Qui rientrano brani come Pagliaccio (in cui campiona Mario Del Monaco in Vesti la giubba), con alcune fra le rime più taglienti di tutto il disco, o la stessa Cosplayer, un distacco esplicito da ciò che è “noi” e ciò che è loro, dalla gente “cool” – ti vedo e ti sento, J-Ax – dalla scena musicale costruita sulle apparenze. Ma è anche un “loro” più ampio, che abbraccia qualcosa di molto più importante: la critica a una società che si atteggia a un’immagine futuristica di se stessa in cui tutti siamo uniti, magari per la causa ambientale, o per il riconoscimento dei diritti fondamentali di tutti. E invece no, la crepa si fa sempre più profonda, i dubbi persistono, e Marra non manca di ricordare che “a volte siamo noi loro”. Dipende dal punto di vista.
Gli Altri
È difficile, comunque, dopo solo pochi ascolti definire ogni piccolo dettaglio di questo complesso e articolato album di Marracash. Provando a suddividerlo in queste tre macrocategorie che lui affronta, con cognizione di causa ma comunque con la zavorra del dubbio ad appesantirgli il cammino, arriviamo alla terza cover del disco. “Gli Altri” è simboleggiata dalla terza e ultima immagine. E qui, Marra è da solo con tutti “gli altri” rivolti nella direzione opposta.

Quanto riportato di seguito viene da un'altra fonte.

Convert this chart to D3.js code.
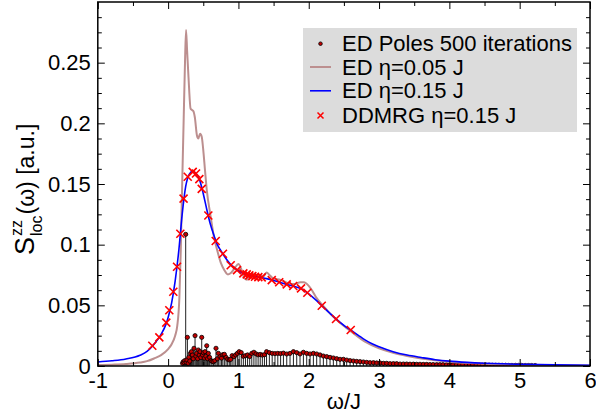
<!DOCTYPE html>
<html><head><meta charset="utf-8">
<script src="https://cdn.jsdelivr.net/npm/d3@7"></script>
<style>
body{margin:0;background:#fff;}
svg{display:block;font-family:"Liberation Sans",Arial,sans-serif;}
</style></head>
<body><svg id="c" width="596" height="415"></svg>
<script>
// ---- data ----
const edBroadW = [-1,-0.8,-0.6,-0.4,-0.3,-0.2,-0.1,-0.03,0,0.05,0.1,0.15,0.2,0.25,0.3,0.35,0.4,0.45,0.5,0.55,0.6,0.65,0.7,0.75,0.8,0.9,1.0,1.1,1.2,1.3,1.4,1.5,1.6,1.7,1.8,1.9,2.0,2.1,2.2,2.3,2.4,2.5,2.6,2.7,2.8,2.9,3.0,3.2,3.4,3.6,3.8,4.0,4.25,4.5,4.75,5.0,5.5,6.0];
const edBroadS = [0.0033,0.0043,0.0058,0.0088,0.0120,0.0180,0.0260,0.0345,0.0400,0.0520,0.0700,0.0940,0.1250,0.1480,0.1580,0.1605,0.1585,0.1530,0.1420,0.1290,0.1170,0.1080,0.1000,0.0950,0.0905,0.0830,0.0785,0.0758,0.0741,0.0732,0.0720,0.0705,0.0688,0.0670,0.0655,0.0635,0.0595,0.0545,0.0490,0.0435,0.0382,0.0335,0.0295,0.0255,0.0215,0.0183,0.0158,0.0118,0.0090,0.0070,0.0052,0.0040,0.0030,0.0023,0.0018,0.0014,0.0009,0.0006];

const edNarrowW = [-1,-0.8,-0.6,-0.4,-0.3,-0.2,-0.1,0,0.05,0.1,0.13,0.16,0.18,0.2,0.22,0.24,0.255,0.27,0.29,0.32,0.34,0.36,0.38,0.41,0.43,0.455,0.478,0.5,0.525,0.55,0.6,0.65,0.7,0.75,0.8,0.85,0.9,0.95,1.0,1.04,1.08,1.12,1.16,1.2,1.25,1.3,1.35,1.4,1.45,1.5,1.6,1.7,1.8,1.88,1.93,2.0,2.05,2.1,2.2,2.3,2.4,2.5,2.6,2.8,3.0,3.2,3.4,3.6,3.8,4.0,4.5,5.0,5.5,6.0];
const edNarrowS = [0.0008,0.0011,0.0016,0.0028,0.0040,0.0062,0.0090,0.0140,0.0180,0.0250,0.0330,0.0560,0.0950,0.1500,0.2000,0.2500,0.2770,0.2600,0.2380,0.2120,0.2110,0.2100,0.2050,0.1900,0.1875,0.1915,0.1890,0.1780,0.1610,0.1450,0.1250,0.1070,0.0950,0.0850,0.0790,0.0755,0.0770,0.0810,0.0840,0.0800,0.0730,0.0710,0.0740,0.0760,0.0745,0.0750,0.0735,0.0770,0.0745,0.0720,0.0710,0.0685,0.0675,0.0690,0.0690,0.0660,0.0620,0.0570,0.0500,0.0435,0.0380,0.0330,0.0285,0.0200,0.0145,0.0108,0.0082,0.0062,0.0047,0.0035,0.0019,0.0011,0.0007,0.0004];

const ddmrgW = [-0.225,-0.125,-0.026,0.017,0.074,0.127,0.174,0.22,0.279,0.35,0.397,0.444,0.478,0.572,0.677,0.78,0.89,0.98,1.07,1.118,1.155,1.198,1.236,1.283,1.331,1.474,1.58,1.687,1.78,1.89,1.98,2.185,2.388,2.597];
const ddmrgS = [0.0167,0.0236,0.0357,0.0459,0.0612,0.0818,0.109,0.138,0.156,0.160,0.1587,0.154,0.146,0.124,0.103,0.0925,0.083,0.079,0.0763,0.0755,0.0747,0.0741,0.0736,0.0733,0.073,0.0708,0.069,0.0673,0.0659,0.064,0.0604,0.0497,0.0387,0.0297];

const poleW = [0.205,0.215,0.228,0.238,0.250,0.258,0.268,0.274,0.285,0.295,0.308,0.318,0.332,0.345,0.358,0.368,0.383,0.395,0.406,0.420,0.430,0.442,0.454,0.466,0.478,0.490,0.502,0.514,0.525,0.537,0.549,0.561,0.572,0.590,0.610,0.625,0.645,0.665,0.681,0.700,
0.715,0.738,0.76,0.778,0.80,0.824,0.847,0.87,0.89,0.91,0.937,0.96,0.985,1.01,1.04,1.07,1.10,1.13,1.16,1.19,1.22,1.25,1.28,1.31,1.34,1.37,1.40,1.44,1.48,1.52,1.56,1.60,1.64,1.687,1.734,1.782,1.829,1.876,1.924,1.971,2.019,2.066,2.113,2.161,2.208,2.256,2.303,2.35,2.398,2.445,2.493,2.54,2.588,2.635,2.682,2.73,2.777,2.825,2.872,2.92,2.967,3.014,3.062,3.109,3.157,3.204,3.251,3.299,3.346,3.393,3.44,3.488,3.535,3.582,3.63,3.677,3.724,3.77,3.82,3.865,3.91,3.96,4.005,4.05,4.10,4.145,4.19,4.24,4.285,4.33,4.38,4.425,4.47,4.52,4.565,4.61,4.66,4.705,4.75,4.80,4.845,4.89,4.94,4.985,5.03,5.08,5.125,5.17,5.22];
const poleS = [0.0022,0.0035,0.0028,0.0045,0.1085,0.0030,0.0050,0.0236,0.0022,0.0072,0.0040,0.0104,0.0118,0.0090,0.0060,0.0146,0.0250,0.0080,0.0104,0.0060,0.0132,0.0090,0.0118,0.0070,0.0236,0.0090,0.0110,0.0065,0.0118,0.0080,0.0167,0.0060,0.0104,0.0071,0.0045,0.0038,0.0036,0.0044,0.0146,0.0060,
0.0104,0.0077,0.0065,0.0093,0.0096,0.0071,0.0055,0.0050,0.0055,0.0085,0.0077,0.0091,0.0104,0.0118,0.0110,0.0080,0.0085,0.0091,0.0078,0.0104,0.0113,0.0100,0.0092,0.0095,0.0090,0.0093,0.0118,0.0110,0.0104,0.0102,0.0104,0.0102,0.0106,0.0099,0.0104,0.0118,0.0110,0.0099,0.0113,0.0104,0.0099,0.0104,0.0099,0.0091,0.0082,0.0077,0.0071,0.0066,0.0060,0.0055,0.0055,0.0049,0.0044,0.0041,0.0038,0.0036,0.0033,0.0030,0.0027,0.0027,0.0025,0.0025,0.0022,0.0022,0.0019,0.0019,0.0019,0.0016,0.0016,0.0016,0.0015,0.0015,0.0014,0.0014,0.0013,0.0013,0.0012,0.0012,0.0011,0.0011,0.0011,0.0010,0.0010,0.0010,0.0009,0.0009,0.0009,0.0008,0.0008,0.0008,0.0008,0.0007,0.0007,0.0007,0.0007,0.0006,0.0006,0.0006,0.0006,0.0006,0.0005,0.0005,0.0005,0.0005,0.0005,0.0004,0.0004,0.0004,0.0004];

const xTicks = [-1,0,1,2,3,4,5,6];
const xTickLabels = ["-1","0","1","2","3","4","5","6"];
const xMinor = [-0.5,0.5,1.5,2.5,3.5,4.5,5.5];
const yTicks = [0,0.05,0.1,0.15,0.2,0.25];
const yTickLabels = ["0","0.05","0.1","0.15","0.2","0.25"];
const yMinor = [0.0125,0.025,0.0375,0.0625,0.075,0.0875,0.1125,0.125,0.1375,0.1625,0.175,0.1875,0.2125,0.225,0.2375,0.2625,0.275,0.2875];
const legendLabels = ["ED Poles 500 iterations","ED \u03b7=0.05 J","ED \u03b7=0.15 J","DDMRG \u03b7=0.15 J"];

// ---- layout ----
const L=97.8, R=590, T=2, B=366;
const svg=d3.select("#c");
const x=d3.scaleLinear().domain([-1,6]).range([L,R]);
const y=d3.scaleLinear().domain([0,0.3]).range([B,T]);

svg.append("defs").append("clipPath").attr("id","clip").append("rect")
  .attr("x",L).attr("y",T).attr("width",R-L).attr("height",B-T);
const plot=svg.append("g").attr("clip-path","url(#clip)");

// poles
const poles=poleW.map((w,i)=>({w,s:poleS[i]}));
plot.append("g").selectAll("line").data(poles).join("line")
  .attr("x1",d=>x(d.w)).attr("x2",d=>x(d.w))
  .attr("y1",y(0)).attr("y2",d=>y(d.s))
  .attr("stroke","#222").attr("stroke-width",1);
plot.append("g").selectAll("circle").data(poles).join("circle")
  .attr("cx",d=>x(d.w)).attr("cy",d=>y(d.s)).attr("r",2.1)
  .attr("fill","#c00000").attr("stroke","#000").attr("stroke-width",0.8);

const line=d3.line().x(d=>x(d[0])).y(d=>y(d[1])).curve(d3.curveMonotoneX);
plot.append("path").datum(edNarrowW.map((w,i)=>[w,edNarrowS[i]]))
  .attr("d",line).attr("fill","none").attr("stroke","#bc8f8f").attr("stroke-width",2);
plot.append("path").datum(edBroadW.map((w,i)=>[w,edBroadS[i]]))
  .attr("d",line).attr("fill","none").attr("stroke","#0000ff").attr("stroke-width",1.6);

// crosses
const cs=4;
plot.append("g").selectAll("path").data(ddmrgW.map((w,i)=>[w,ddmrgS[i]])).join("path")
  .attr("d",d=>{const X=x(d[0]),Y=y(d[1]);return `M${X-cs},${Y-cs}L${X+cs},${Y+cs}M${X-cs},${Y+cs}L${X+cs},${Y-cs}`;})
  .attr("stroke","#ff0000").attr("stroke-width",1.6).attr("fill","none");

// axes
const fs="22px";
function style(g){g.select(".domain").remove();g.selectAll("line").attr("stroke","#000");}
const xa=svg.append("g").attr("transform",`translate(0,${B})`)
  .call(d3.axisBottom(x).tickValues(xTicks).tickFormat((d,i)=>xTickLabels[i]).tickSize(-7).tickPadding(6));
style(xa); xa.selectAll("text").attr("font-size",fs).attr("fill","#000").attr("font-family","Liberation Sans, Arial, sans-serif");
const xm=svg.append("g").attr("transform",`translate(0,${B})`).call(d3.axisBottom(x).tickValues(xMinor).tickFormat("").tickSize(-4)); style(xm);
const xt=svg.append("g").attr("transform",`translate(0,${T})`).call(d3.axisTop(x).tickValues(xTicks).tickFormat("").tickSize(-7)); style(xt);
const xtm=svg.append("g").attr("transform",`translate(0,${T})`).call(d3.axisTop(x).tickValues(xMinor).tickFormat("").tickSize(-4)); style(xtm);

const ya=svg.append("g").attr("transform",`translate(${L},0)`)
  .call(d3.axisLeft(y).tickValues(yTicks).tickFormat((d,i)=>yTickLabels[i]).tickSize(-7).tickPadding(7));
style(ya); ya.selectAll("text").attr("font-size",fs).attr("fill","#000").attr("font-family","Liberation Sans, Arial, sans-serif");
const ym=svg.append("g").attr("transform",`translate(${L},0)`).call(d3.axisLeft(y).tickValues(yMinor).tickFormat("").tickSize(-4)); style(ym);
const yr=svg.append("g").attr("transform",`translate(${R},0)`).call(d3.axisRight(y).tickValues(yTicks).tickFormat("").tickSize(-7)); style(yr);
const yrm=svg.append("g").attr("transform",`translate(${R},0)`).call(d3.axisRight(y).tickValues(yMinor).tickFormat("").tickSize(-4)); style(yrm);

svg.append("rect").attr("x",L).attr("y",T).attr("width",R-L).attr("height",B-T)
  .attr("fill","none").attr("stroke","#000").attr("stroke-width",1.5);

// x label
svg.append("text").attr("x",(L+R)/2).attr("y",409).attr("text-anchor","middle")
  .attr("font-size",fs).text("\u03c9/J");

// y label
const yl=svg.append("g").attr("transform","translate(34,255) rotate(-90)");
const tS=yl.append("text").attr("x",0).attr("y",0).attr("font-size","27px").text("S");
const wS=tS.node().getComputedTextLength();
const tz=yl.append("text").attr("x",wS+1).attr("y",-12).attr("font-size","16px").text("zz");
const tl=yl.append("text").attr("x",wS+1).attr("y",8).attr("font-size","16px").text("loc");
const wsub=Math.max(tz.node().getComputedTextLength(),tl.node().getComputedTextLength());
yl.append("text").attr("x",wS+wsub+2).attr("y",0).attr("font-size","23px").text("(\u03c9) [a.u.]");

// legend
const lg=svg.append("g");
lg.append("rect").attr("x",303).attr("y",28).attr("width",274).attr("height",104).attr("fill","#dcdcdc");
const rowY=[50.7,74.5,98.3,122.5];
legendLabels.forEach((t,i)=>{
  lg.append("text").attr("x",342).attr("y",rowY[i]).attr("font-size",fs).text(t);
});
const sx=320.5;
lg.append("circle").attr("cx",sx).attr("cy",rowY[0]-7).attr("r",1.8).attr("fill","#c00000").attr("stroke","#000").attr("stroke-width",0.8);
lg.append("line").attr("x1",310).attr("x2",331).attr("y1",rowY[1]-7.5).attr("y2",rowY[1]-7.5).attr("stroke","#bc8f8f").attr("stroke-width",2);
lg.append("line").attr("x1",310).attr("x2",331).attr("y1",rowY[2]-7.5).attr("y2",rowY[2]-7.5).attr("stroke","#0000ff").attr("stroke-width",1.6);
const cy3=rowY[3]-7, c3=3;
lg.append("path").attr("d",`M${sx-c3},${cy3-c3}L${sx+c3},${cy3+c3}M${sx-c3},${cy3+c3}L${sx+c3},${cy3-c3}`).attr("stroke","#ff0000").attr("stroke-width",1.5);
</script></body></html>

Con chi confrontarsi, a questo punto, se non con se stessi. Qui ritorna la dimensione dell’Io, che per tutto il tempo ha comunque fatto parte del percorso, anche se non è il focus principale, visto che non è espresso neanche nel titolo. Torna nelle singole canzoni, dove Marracash in brani come Io (in cui campiona Gli angeli, di Vasco) passa al confronto-conflitto con ciò che vede al di fuori dal suo personale vissuto (“Non credo che il mondo torni più quello di prima, e nemmeno lo spero”). Riflette sui cambiamenti della propria vita e con un argomento su tutti ritorna il tema del dubbio: quello sul suo successo. Che cosa lo rende diverso dagli altri? È veramente questo ciò che Marracash sognava? O c’è bisogno di chiudere un capitolo con un nuovo inizio, quello per cui dice di essere pronto, alla conclusione del disco nel brano Cliffhanger?
Noi, loro, gli altri
“Io so solo che volevo essere uno di loro per non essere come tutti gli altri”, dice Fibra nel suo skit all’interno del disco. Un album in cui Marracash definisce una volta per tutte il suo Status (come l’omonimo album), sublimandolo, portandolo a un compimento, chiudendo un cerchio. Un trittico, formato anche da Persona, che termina con una sola potente verità: l’assenza di verità.
Certo, è pur sempre un disco del 2021 che al suo interno ha gli elementi tipici di un disco rap del 2021. Dissing, velati o meno, punchline, barre, incastri, metriche, tutto quello che si vuole ascoltare per gasarsi all’infinito e con tante sfumature anche strumentali che accontentano un pubblico molto più ampio del solito, strizzando un po’ l’occhio all’indie, un po’ al pop, e in bilico tra vecchia e nuova scuola sul sound.
Ma niente, il focus rimane lì: sul contenuto. Sul segreto custodito da un vero re (del rap italiano). Che non è quello che guarda il popolo dall’alto del suo trono, nonostante abbia guadagnato nelle sue battaglie il rispetto di amici e nemici. È quel re che alla sera si toglie la corona e riflette sulla felicità del popolo, sulla sicurezza della sua famiglia, sul destino del suo paese. Ma soprattutto su come si possa di nuovo essere liberi dal peso di queste enormi, immense responsabilità.